#### [Work to complete]
In the listing below, locate the line with "Convert this diagram to TikZ code." and the line with "(index) at (455,-3)", then output both and everything between them exactly, minus any pictures.

┌─ Stored records

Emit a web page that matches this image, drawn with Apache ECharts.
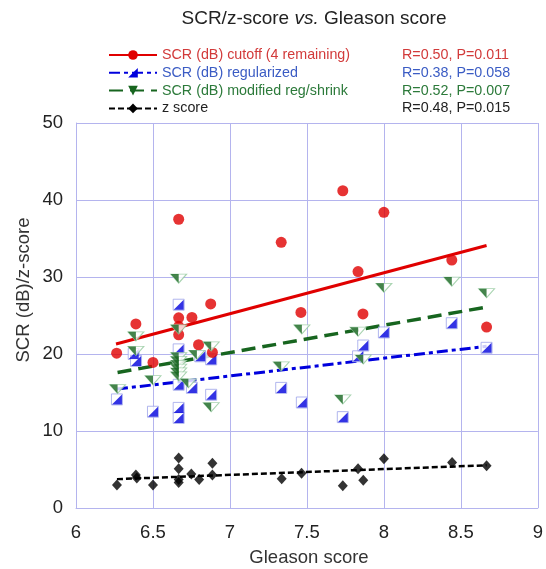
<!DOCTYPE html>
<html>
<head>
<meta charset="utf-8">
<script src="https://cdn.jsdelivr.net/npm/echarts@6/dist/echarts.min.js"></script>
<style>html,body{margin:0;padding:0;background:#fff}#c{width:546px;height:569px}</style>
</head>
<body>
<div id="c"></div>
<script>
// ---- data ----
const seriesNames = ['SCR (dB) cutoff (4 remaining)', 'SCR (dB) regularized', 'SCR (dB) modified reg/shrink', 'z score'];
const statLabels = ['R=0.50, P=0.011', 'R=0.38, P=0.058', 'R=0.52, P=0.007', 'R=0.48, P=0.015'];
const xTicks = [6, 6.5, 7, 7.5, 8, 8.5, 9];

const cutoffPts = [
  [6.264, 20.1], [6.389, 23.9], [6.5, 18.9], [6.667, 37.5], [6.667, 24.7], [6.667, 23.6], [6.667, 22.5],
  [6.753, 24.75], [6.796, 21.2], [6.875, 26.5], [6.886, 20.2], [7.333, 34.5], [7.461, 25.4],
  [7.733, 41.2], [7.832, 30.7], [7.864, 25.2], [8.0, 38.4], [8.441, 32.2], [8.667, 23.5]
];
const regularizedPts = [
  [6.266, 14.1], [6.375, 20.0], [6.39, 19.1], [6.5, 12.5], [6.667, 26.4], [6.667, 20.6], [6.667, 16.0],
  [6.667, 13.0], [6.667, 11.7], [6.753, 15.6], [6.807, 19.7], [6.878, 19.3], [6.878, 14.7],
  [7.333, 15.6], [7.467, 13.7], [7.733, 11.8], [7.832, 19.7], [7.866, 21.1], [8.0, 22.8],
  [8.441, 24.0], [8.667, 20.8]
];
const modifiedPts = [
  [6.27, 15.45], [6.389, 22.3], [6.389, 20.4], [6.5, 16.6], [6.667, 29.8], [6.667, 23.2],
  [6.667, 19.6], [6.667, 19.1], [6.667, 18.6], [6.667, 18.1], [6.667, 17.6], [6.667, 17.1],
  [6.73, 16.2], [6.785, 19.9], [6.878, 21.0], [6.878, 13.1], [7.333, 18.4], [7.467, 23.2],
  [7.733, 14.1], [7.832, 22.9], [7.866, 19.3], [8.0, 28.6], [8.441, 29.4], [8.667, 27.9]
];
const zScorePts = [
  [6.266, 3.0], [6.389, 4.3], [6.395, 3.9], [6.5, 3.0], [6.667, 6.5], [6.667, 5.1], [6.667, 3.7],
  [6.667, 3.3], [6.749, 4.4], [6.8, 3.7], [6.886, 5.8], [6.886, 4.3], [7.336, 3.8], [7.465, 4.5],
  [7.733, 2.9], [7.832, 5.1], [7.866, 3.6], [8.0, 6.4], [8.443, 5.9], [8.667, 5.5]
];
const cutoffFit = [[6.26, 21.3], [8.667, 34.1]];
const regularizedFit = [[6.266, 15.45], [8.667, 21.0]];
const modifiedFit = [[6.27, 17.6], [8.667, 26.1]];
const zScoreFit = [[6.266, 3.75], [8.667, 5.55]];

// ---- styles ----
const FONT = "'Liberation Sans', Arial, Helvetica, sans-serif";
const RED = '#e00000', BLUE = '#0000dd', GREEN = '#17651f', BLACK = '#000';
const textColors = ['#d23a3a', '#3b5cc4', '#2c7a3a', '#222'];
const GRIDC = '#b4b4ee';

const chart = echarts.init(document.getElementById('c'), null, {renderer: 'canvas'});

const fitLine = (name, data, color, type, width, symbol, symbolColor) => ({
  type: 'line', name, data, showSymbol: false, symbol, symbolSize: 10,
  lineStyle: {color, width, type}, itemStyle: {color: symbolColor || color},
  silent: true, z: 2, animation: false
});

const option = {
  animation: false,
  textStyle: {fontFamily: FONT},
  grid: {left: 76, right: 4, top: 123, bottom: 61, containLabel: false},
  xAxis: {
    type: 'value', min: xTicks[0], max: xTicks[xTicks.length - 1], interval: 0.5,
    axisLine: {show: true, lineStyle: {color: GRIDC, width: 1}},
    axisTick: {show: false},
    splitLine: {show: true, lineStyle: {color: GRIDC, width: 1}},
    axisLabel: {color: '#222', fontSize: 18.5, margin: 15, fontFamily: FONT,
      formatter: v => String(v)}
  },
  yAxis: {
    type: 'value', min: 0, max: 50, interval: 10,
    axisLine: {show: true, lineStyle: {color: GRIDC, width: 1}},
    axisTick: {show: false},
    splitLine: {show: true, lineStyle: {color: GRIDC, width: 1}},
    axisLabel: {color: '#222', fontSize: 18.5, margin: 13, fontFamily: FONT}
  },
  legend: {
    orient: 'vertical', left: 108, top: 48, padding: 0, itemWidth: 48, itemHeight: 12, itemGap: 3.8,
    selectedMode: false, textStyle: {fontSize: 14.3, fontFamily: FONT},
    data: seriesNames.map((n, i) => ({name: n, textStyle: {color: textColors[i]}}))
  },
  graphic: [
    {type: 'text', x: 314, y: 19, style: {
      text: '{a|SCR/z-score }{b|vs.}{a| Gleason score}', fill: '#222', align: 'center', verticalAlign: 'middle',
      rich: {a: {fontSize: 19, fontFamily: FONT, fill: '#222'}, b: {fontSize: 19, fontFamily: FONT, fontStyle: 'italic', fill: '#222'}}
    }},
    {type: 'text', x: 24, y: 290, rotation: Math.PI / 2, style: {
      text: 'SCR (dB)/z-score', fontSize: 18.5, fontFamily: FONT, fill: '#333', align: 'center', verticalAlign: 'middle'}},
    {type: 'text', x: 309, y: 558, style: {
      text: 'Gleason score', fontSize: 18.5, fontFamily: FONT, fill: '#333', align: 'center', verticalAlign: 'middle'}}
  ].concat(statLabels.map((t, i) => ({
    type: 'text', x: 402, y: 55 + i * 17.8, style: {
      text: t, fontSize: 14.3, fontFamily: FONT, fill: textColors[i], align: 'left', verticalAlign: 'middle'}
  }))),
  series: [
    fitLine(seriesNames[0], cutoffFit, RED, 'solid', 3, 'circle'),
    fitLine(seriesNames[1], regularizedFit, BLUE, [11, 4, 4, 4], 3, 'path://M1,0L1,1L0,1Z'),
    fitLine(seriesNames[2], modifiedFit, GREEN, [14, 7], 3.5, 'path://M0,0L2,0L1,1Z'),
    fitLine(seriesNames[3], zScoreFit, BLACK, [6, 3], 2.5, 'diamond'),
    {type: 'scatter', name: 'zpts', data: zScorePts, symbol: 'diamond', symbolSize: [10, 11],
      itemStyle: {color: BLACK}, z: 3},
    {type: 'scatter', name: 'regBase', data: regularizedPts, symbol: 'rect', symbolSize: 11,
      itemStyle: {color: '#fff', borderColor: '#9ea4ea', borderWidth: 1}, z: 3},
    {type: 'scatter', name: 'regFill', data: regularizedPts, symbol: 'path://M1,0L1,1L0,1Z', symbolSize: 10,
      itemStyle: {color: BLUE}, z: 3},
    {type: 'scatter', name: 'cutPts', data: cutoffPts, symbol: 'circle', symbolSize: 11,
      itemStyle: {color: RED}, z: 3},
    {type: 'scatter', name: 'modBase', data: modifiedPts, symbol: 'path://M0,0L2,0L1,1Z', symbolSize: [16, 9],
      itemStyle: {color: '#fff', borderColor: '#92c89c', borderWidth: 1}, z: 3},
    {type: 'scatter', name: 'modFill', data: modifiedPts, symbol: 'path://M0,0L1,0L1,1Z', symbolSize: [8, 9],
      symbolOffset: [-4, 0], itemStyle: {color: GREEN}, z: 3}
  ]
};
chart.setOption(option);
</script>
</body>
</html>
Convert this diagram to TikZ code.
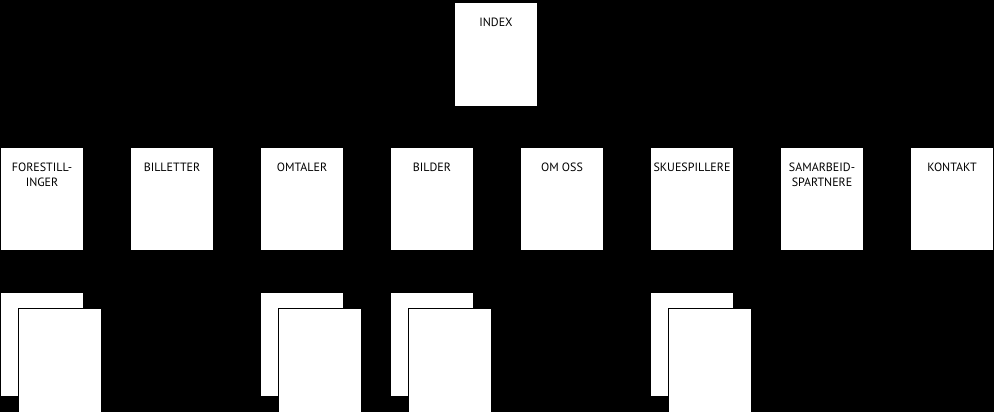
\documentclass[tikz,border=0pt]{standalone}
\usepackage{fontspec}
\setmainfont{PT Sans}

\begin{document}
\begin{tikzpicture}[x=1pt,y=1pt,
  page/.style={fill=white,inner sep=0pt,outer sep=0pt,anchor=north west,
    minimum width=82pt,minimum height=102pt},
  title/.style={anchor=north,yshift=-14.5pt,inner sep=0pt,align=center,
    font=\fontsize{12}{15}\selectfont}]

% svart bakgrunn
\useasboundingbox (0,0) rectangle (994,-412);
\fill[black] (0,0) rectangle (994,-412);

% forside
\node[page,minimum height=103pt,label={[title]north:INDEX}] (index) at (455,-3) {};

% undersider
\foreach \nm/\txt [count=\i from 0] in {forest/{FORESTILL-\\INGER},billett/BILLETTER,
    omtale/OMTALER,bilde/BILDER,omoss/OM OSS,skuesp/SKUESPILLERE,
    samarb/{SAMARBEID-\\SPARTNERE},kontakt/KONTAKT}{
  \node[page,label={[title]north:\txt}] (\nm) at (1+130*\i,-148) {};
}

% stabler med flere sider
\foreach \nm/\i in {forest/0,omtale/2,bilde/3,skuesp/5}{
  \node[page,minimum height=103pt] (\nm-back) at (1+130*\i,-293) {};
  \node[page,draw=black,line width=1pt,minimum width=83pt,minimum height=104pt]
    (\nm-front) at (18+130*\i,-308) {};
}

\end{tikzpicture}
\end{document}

└─

#### [Task output]
Convert this diagram to TikZ code.
\documentclass[tikz,border=0pt]{standalone}
\usepackage{fontspec}
\setmainfont{PT Sans}

\begin{document}
\begin{tikzpicture}[x=1pt,y=1pt,
  page/.style={fill=white,inner sep=0pt,outer sep=0pt,anchor=north west,
    minimum width=82pt,minimum height=102pt},
  title/.style={anchor=north,yshift=-14.5pt,inner sep=0pt,align=center,
    font=\fontsize{12}{15}\selectfont}]

% svart bakgrunn
\useasboundingbox (0,0) rectangle (994,-412);
\fill[black] (0,0) rectangle (994,-412);

% forside
\node[page,minimum height=103pt,label={[title]north:INDEX}] (index) at (455,-3) {};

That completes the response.